Her son, Ray, told me that she sometimes has oatmeal for breakfast and I was tired of scrambled eggs so I made old-fashioned oatmeal on Monday. I learned that I make oatmeal wrong. My oatmeal isn't creamy and Sadie's MUST be creamy. Okay. I'll get brave and try again one of these days.

Well, last night Ray told me that Sadie liked hard boiled eggs and that maybe I should try that--just for something a little different. So today I spent about half an hour cooking and shelling eggs. They turned out PERFECTLY, too (well, the peeling wasn't perfect, but the insides were).

Sadie took one bite and grimaced. GRIMACED! She doesn't like hard boiled eggs, she has informed me. She likes soft-boiled eggs. Over the course of half of one of her two eggs she told me 3 or 4 times that she doesn't like hard boiled eggs and that "you only eat hard boiled eggs at Easter, not when the weather is like this" with a gesture out the window at the snow that she so often even forgets is on the ground.

Let me clarify: my feelings are not hurt. Sadie often forgets that she likes things or changes her mind about what she likes. Some days she's just plain ornery. I'm just... on a steep learning curve. And ya'll get to learn along with me. Lucky you.

So many changes...
I honestly don't recall the last time I posted for the public and I'm not going to go back and check. Here's a quick run-down of where I am now and why I'm back at lj.

1.) My dad was diagnosed with Parkinson's disease in 2009 or 2010. The disease progressed quickly due to stress and he retired from ministry as of December 31, 2011.

2.) My parents sold their house. Mom and Dad now reside in a one-level, 3 bedroom, 2 bath house in Thief River Falls. This works very well for them as Dad uses a walker to help him get around. Also because both of my sisters and their families reside in the same city.

3.) I spent from Christmas until the end of January helping my parents sort through their belongings, get rid of excess, and pack. In the past 30 days I have moved 3 times. I moved to my parents' new place, did a little more sorting and packing, and then trekked clear across the state to Lake City to help a good friend take care of her sweet little one month old. Quarters were tight, money was tighter, and there was a cat that hated my guts. I left after about 3 weeks. I am now living in St. Paul with my mom's baby sister and her family.

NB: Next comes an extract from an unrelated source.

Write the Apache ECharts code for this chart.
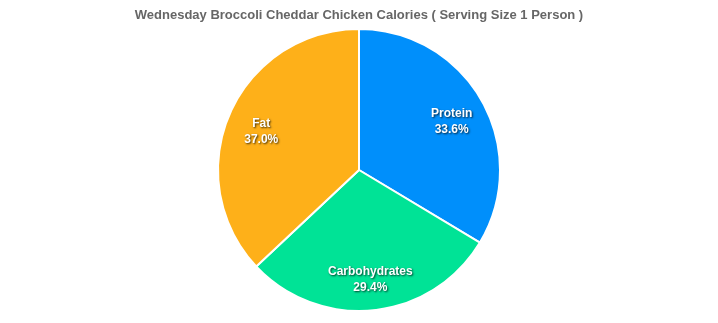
<!DOCTYPE html>
<html>
<head>
<meta charset="utf-8">
<script src="https://cdn.jsdelivr.net/npm/echarts@6/dist/echarts.min.js"></script>
<style>
  html, body { margin: 0; padding: 0; background: #fff; }
  #main { width: 718px; height: 323px; }
</style>
</head>
<body>
<div id="main"></div>
<script>
const categories = ['Protein', 'Carbohydrates', 'Fat']
const values = [33.6, 29.4, 37.0]
const colors = ['#008FFB', '#00E396', '#FEB019']

const pieData = categories.map((name, i) => ({
  name: name,
  value: values[i],
  itemStyle: { color: colors[i] }
}))

let myChart = echarts.init(document.getElementById('main'))
let option = {
  backgroundColor: '#fff',
  animation: false,
  title: {
    text: 'Wednesday Broccoli Cheddar Chicken Calories ( Serving Size 1 Person )',
    left: 'center',
    top: 4,
    textStyle: {
      fontFamily: 'Liberation Sans, Arial, sans-serif',
      fontSize: 13,
      fontWeight: 'bold',
      color: '#666'
    }
  },
  series: [
    {
      type: 'pie',
      center: [359, 170],
      radius: [0, 141],
      startAngle: 90,
      clockwise: true,
      data: pieData,
      label: { show: false },
      labelLine: { show: false },
      itemStyle: { borderColor: '#fff', borderWidth: 2 },
      emphasis: { disabled: true }
    },
    {
      // transparent ring only used to place the labels further out
      type: 'pie',
      center: [359, 170],
      radius: [66, 141],
      startAngle: 90,
      clockwise: true,
      silent: true,
      data: pieData.map(d => ({ name: d.name, value: d.value, itemStyle: { color: 'transparent' } })),
      label: {
        show: true,
        position: 'inside',
        offset: [0, 4],
        formatter: p => p.name + '\n' + p.value.toFixed(1) + '%',
        fontFamily: 'Liberation Sans, Arial, sans-serif',
        fontSize: 12,
        fontWeight: 'bold',
        lineHeight: 16,
        color: '#fff',
        textShadowColor: 'rgba(0,0,0,0.75)',
        textShadowBlur: 2,
        textShadowOffsetX: 1,
        textShadowOffsetY: 1
      },
      labelLine: { show: false },
      emphasis: { disabled: true }
    }
  ]
}
myChart.setOption(option)
</script>
</body>
</html>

So, St. Paul... my function here is to provide sanity. I am the live-in companion for my uncle's mother. She is in the early stages of Alzheimer's. I cook for her, talk to her, do some light housework, try to get her to change her clothes (that's a trick I'm still working on), and basically make sure that she doesn't sleep all day or go outside on her own or get injured. I have absolutely ZERO training for this, so I'm learning as I go. Thus far I can tell you that the clear, concise directives given by healthcare websites seem like a load of patronizing bullshit. Sadie and I have our good times and our bad times and often the space between good and bad is ten minutes or less. It takes less time for her to get mad at me than it does for her to forgive me, I know that much.

I've also been adopted by one of the house cats. Toh is a big black panther-looking domestic short-hair. He seems to believe that I exist solely to pet and snuggle him at his whim. I'm quite fond of this tendency except when he tries to lay across my keyboard or when he decides that he NEEDS attention at 6 am. He's also quite clever. He can open my bedroom door when it is closed.

I came back to livejournal because I needed somewhere to vent. Somewhere to release all of the thoughts and emotions roiling in my brain. This job is not easy. If I try to hold it in, I'm gonna go nuts.

So, good to see you, lj. I'm sure you'll be seeing more of me.